→ Exercise task
Write out the entries below exactly, starting at the first line and stopping after the line that contains "-56], [-76, -159]];"; skip all pictures.

→ Data for this task
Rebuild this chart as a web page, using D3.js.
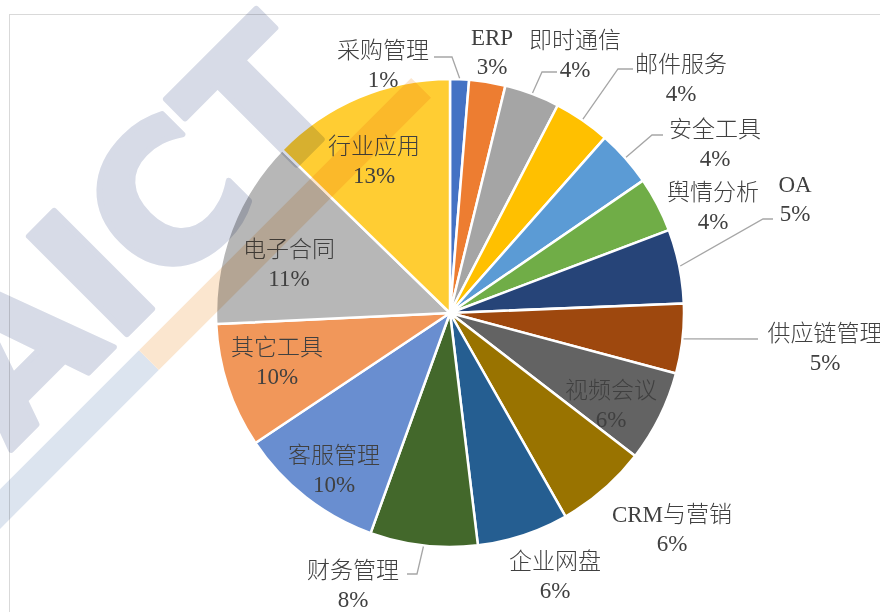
<!DOCTYPE html>
<html>
<head>
<meta charset="utf-8">
<script src="https://cdn.jsdelivr.net/npm/d3@7"></script>
<style>
  body { margin: 0; background: #fff; }
  svg { display: block; }
</style>
</head>
<body>
<script>
var categories = ["采购管理", "ERP", "即时通信", "邮件服务", "安全工具", "舆情分析", "OA", "供应链管理",
                  "视频会议", "CRM与营销", "企业网盘", "财务管理", "客服管理", "其它工具", "电子合同", "行业应用"];
var shares = [1.3, 2.5, 3.8, 3.9, 3.9, 3.8, 5.1, 4.8, 6.3, 6.3, 6.3, 7.4, 10.1, 8.6, 13.0, 12.7];
var pctLabels = ["1%", "3%", "4%", "4%", "4%", "4%", "5%", "5%", "6%", "6%", "6%", "8%", "10%", "10%", "11%", "13%"];

var colors = ["#4472C4", "#ED7D31", "#A5A5A5", "#FFC000", "#5B9BD5", "#70AD47", "#264478", "#9E480E",
              "#636363", "#997300", "#255E91", "#43682B", "#698ED0", "#F1975A", "#B7B7B7", "#FFCD33"];

// label anchors (centre x, first baseline) relative to the pie centre
var labelAt = [[-67, -255], [42, -268], [125, -265], [231, -241], [265, -176], [263, -113], [345, -121], [375, 28],
               [161, 85], [222, 209], [105, 256], [-97, 265], [-116, 150], [-173, 42], [-161, -56], [-76, -159]];

// leader lines: slice index, elbow and end (relative to centre)
var leaders = [
  {i: 0, elbow: [2, -256], end: [-16, -256]},
  {i: 2, elbow: [92, -241], end: [107, -241]},
  {i: 3, elbow: [168, -244], end: [183, -244]},
  {i: 4, elbow: [202, -178], end: [213, -178]},
  {i: 6, elbow: [313, -94], end: [323, -94]},
  {i: 7, elbow: [308, 26], end: [308, 26]},
  {i: 11, elbow: [-33, 261], end: [-43, 261]}
];

var width = 880, height = 612;
var cx = 450, cy = 313, radius = 234;

var svg = d3.select("body")
    .append("svg")
    .attr("width", width)
    .attr("height", height);

// chart area border
svg.append("rect")
    .attr("x", 9.5).attr("y", 14.5)
    .attr("width", 1000).attr("height", 1000)
    .attr("fill", "none")
    .attr("stroke", "#D9D9D9")
    .attr("stroke-width", 1);

var g = svg.append("g")
    .attr("transform", "translate(" + cx + "," + cy + ")");

var pie = d3.pie().sort(null).value(function(d) { return d; });
var arcs = pie(shares);
var arc = d3.arc().innerRadius(0).outerRadius(radius);

g.selectAll(".slice")
    .data(arcs)
    .enter().append("path")
    .attr("class", "slice")
    .attr("d", arc)
    .attr("fill", function(d, i) { return colors[i]; })
    .attr("stroke", "#fff")
    .attr("stroke-width", 2.5)
    .attr("stroke-linejoin", "round");

// watermark, multiplied over the pie
var wm = svg.append("g")
    .style("mix-blend-mode", "multiply")
    .attr("transform", "translate(-88,549) rotate(-45)");

wm.append("text")
    .attr("x", 0).attr("y", 0)
    .attr("font-family", "DejaVu Sans")
    .attr("font-weight", "bold")
    .attr("font-size", 190)
    .attr("fill", "#D7DBE7")
    .attr("stroke", "#D7DBE7")
    .attr("stroke-width", 6)
    .attr("stroke-linejoin", "round")
    .text("CAICT");

wm.append("rect")
    .attr("x", -200).attr("y", 20)
    .attr("width", 501).attr("height", 28)
    .attr("fill", "#DCE4EF");
wm.append("rect")
    .attr("x", 301).attr("y", 20)
    .attr("width", 385).attr("height", 28)
    .attr("fill", "#FBE6CF");

// leader lines
var outer = d3.arc().innerRadius(radius + 1).outerRadius(radius + 1);
g.selectAll(".leader")
    .data(leaders)
    .enter().append("polyline")
    .attr("class", "leader")
    .attr("points", function(d) {
        var p = outer.centroid(arcs[d.i]);
        return [p, d.elbow, d.end].map(function(q) { return q.join(","); }).join(" ");
    })
    .attr("fill", "none")
    .attr("stroke", "#A6A6A6")
    .attr("stroke-width", 1.3);

// labels
var labels = g.selectAll(".label")
    .data(categories)
    .enter().append("text")
    .attr("class", "label")
    .attr("text-anchor", "middle")
    .attr("font-family", "'Liberation Serif', 'Noto Sans CJK SC', serif")
    .attr("font-size", "23px")
    .attr("font-weight", 300)
    .attr("fill", "#404040");

labels.append("tspan")
    .attr("x", function(d, i) { return labelAt[i][0]; })
    .attr("y", function(d, i) { return labelAt[i][1]; })
    .text(function(d) { return d; });

labels.append("tspan")
    .attr("x", function(d, i) { return labelAt[i][0]; })
    .attr("y", function(d, i) { return labelAt[i][1] + 29; })
    .text(function(d, i) { return pctLabels[i]; });
</script>
</body>
</html>
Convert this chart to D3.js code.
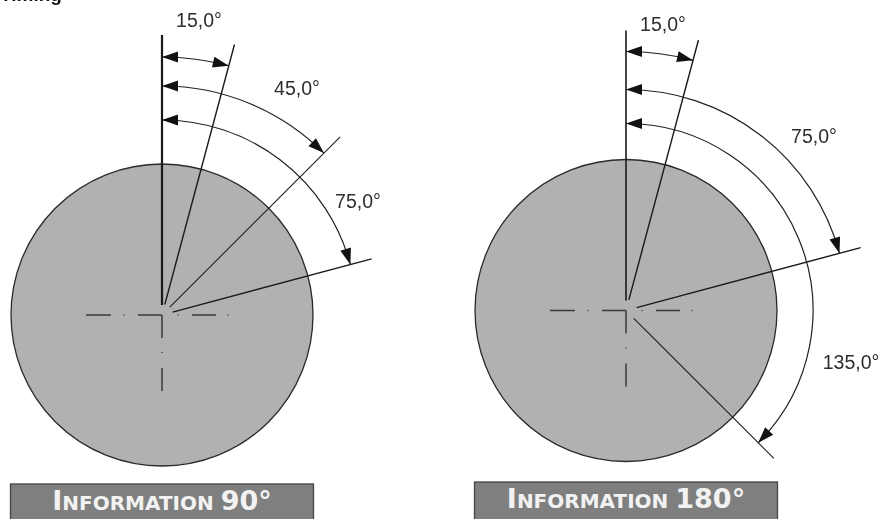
<!DOCTYPE html>
<html><head><meta charset="utf-8">
<script src="https://cdn.jsdelivr.net/npm/d3@7/dist/d3.min.js"></script>
<style>html,body{margin:0;padding:0;background:#fff}svg{display:block;filter:blur(0.35px)}</style>
</head><body>
<svg id="c" width="881" height="519"></svg>
<script>
const panelNames = ["90°", "180°"];
const rayAngles = [[0, 15, 45, 75], [0, 15, 75, 135]];
const arcAngles = [[15, 45, 75], [15, 75, 135]];
const arcLabels = [["15,0°", "45,0°", "75,0°"], ["15,0°", "75,0°", "135,0°"]];

const layout = [
  {cx:162, cy:315, R:151, rays:[280,280,252,217], arcs:[258,229,195], lx:[199,297,358], ly:[27,95,208], by:484, vw:2.2},
  {cx:626, cy:310.5, R:151, rays:[280,280,243,209], arcs:[259,221,187], lx:[663,814,851], ly:[31,143,369], by:482, vw:1.6}
];
const svg = d3.select("#c");
const ang = d3.scaleLinear().domain([0,360]).range([0,2*Math.PI]);
const arcGen = d3.arc();

svg.append("text").attr("x",0).attr("y",1).style("font-family","'Liberation Sans', Arial, sans-serif")
  .attr("font-weight","bold").attr("font-size",19).attr("fill","#111").text("Timing");

layout.forEach((p,i)=>{
  const g = svg.append("g").attr("transform",`translate(${p.cx},${p.cy})`);
  g.append("circle").attr("r",p.R).attr("fill","#b1b1b1").attr("stroke","#2a2a2a").attr("stroke-width",1.3);

  // rays
  g.selectAll("line.ray").data(rayAngles[i]).join("line").attr("class","ray")
    .attr("x1",d=>(d===0?10:11)*Math.sin(ang(d))).attr("y1",d=>-(d===0?10:11)*Math.cos(ang(d)))
    .attr("x2",(d,j)=>p.rays[j]*Math.sin(ang(d))).attr("y2",(d,j)=>-p.rays[j]*Math.cos(ang(d)))
    .attr("stroke","#1a1a1a").attr("stroke-width",(d,j)=>j===0?p.vw:(d===45||d===135?1.05:1.4));

  // centre lines
  g.append("line").attr("x1",-76).attr("x2",68).attr("y1",0).attr("y2",0)
    .attr("stroke","#3a3a3a").attr("stroke-width",1.5)
    .attr("stroke-dasharray","25,12.5,1,13.5,24,15.5,1,13.5,24,11.5,1");
  g.append("line").attr("x1",0).attr("x2",0).attr("y1",0).attr("y2",76)
    .attr("stroke","#3a3a3a").attr("stroke-width",1.5)
    .attr("stroke-dasharray","23,14,1,15,23");

  // arcs
  arcAngles[i].forEach((a,j)=>{
    const r = p.arcs[j];
    g.append("path").attr("fill","none").attr("stroke","#222").attr("stroke-width",1.2)
      .attr("d",arcGen({innerRadius:r,outerRadius:r,startAngle:0,endAngle:ang(a)}));
    const head = (deg,dir)=>{
      g.append("path").attr("fill","#111")
        .attr("d","M0,0L-16,-5.5L-16,5.5Z")
        .attr("transform",`rotate(${deg}) translate(0,${-r}) rotate(${dir})`);
    };
    head(0,180);
    head(a,-2);
    g.append("text").attr("x",p.lx[j]-p.cx).attr("y",p.ly[j]-p.cy)
      .attr("text-anchor","middle").style("font-family","'Liberation Sans', Arial, sans-serif")
      .attr("font-size",19.5).attr("fill","#2e2e2e").text(arcLabels[i][j]);
  });

  // banner
  svg.append("rect").attr("x",p.cx-151.5).attr("y",p.by).attr("width",303).attr("height",44)
    .attr("fill","#7f7f7f").attr("stroke","#444").attr("stroke-width",1.3);
  const t = svg.append("text").attr("x",p.cx).attr("y",p.by+26).attr("text-anchor","middle")
    .style("font-family","'DejaVu Sans', Verdana, sans-serif").attr("font-weight","bold").attr("fill","#f2f2f2");
  t.append("tspan").attr("font-size",27).text("I");
  t.append("tspan").attr("font-size",20).text("NFORMATION ");
  t.append("tspan").attr("font-size",27).text(panelNames[i]);
});
</script>
</body></html>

→ Exercise output
Rebuild this chart as a web page, using D3.js.
<!DOCTYPE html>
<html>
<head>
<meta charset="utf-8">
<script src="https://cdn.jsdelivr.net/npm/d3@7"></script>
<style>
  body { margin: 0; background: #fff; }
  svg { display: block; }
</style>
</head>
<body>
<script>
var categories = ["采购管理", "ERP", "即时通信", "邮件服务", "安全工具", "舆情分析", "OA", "供应链管理",
                  "视频会议", "CRM与营销", "企业网盘", "财务管理", "客服管理", "其它工具", "电子合同", "行业应用"];
var shares = [1.3, 2.5, 3.8, 3.9, 3.9, 3.8, 5.1, 4.8, 6.3, 6.3, 6.3, 7.4, 10.1, 8.6, 13.0, 12.7];
var pctLabels = ["1%", "3%", "4%", "4%", "4%", "4%", "5%", "5%", "6%", "6%", "6%", "8%", "10%", "10%", "11%", "13%"];

var colors = ["#4472C4", "#ED7D31", "#A5A5A5", "#FFC000", "#5B9BD5", "#70AD47", "#264478", "#9E480E",
              "#636363", "#997300", "#255E91", "#43682B", "#698ED0", "#F1975A", "#B7B7B7", "#FFCD33"];

// label anchors (centre x, first baseline) relative to the pie centre
var labelAt = [[-67, -255], [42, -268], [125, -265], [231, -241], [265, -176], [263, -113], [345, -121], [375, 28],
               [161, 85], [222, 209], [105, 256], [-97, 265], [-116, 150], [-173, 42], [-161, -56], [-76, -159]];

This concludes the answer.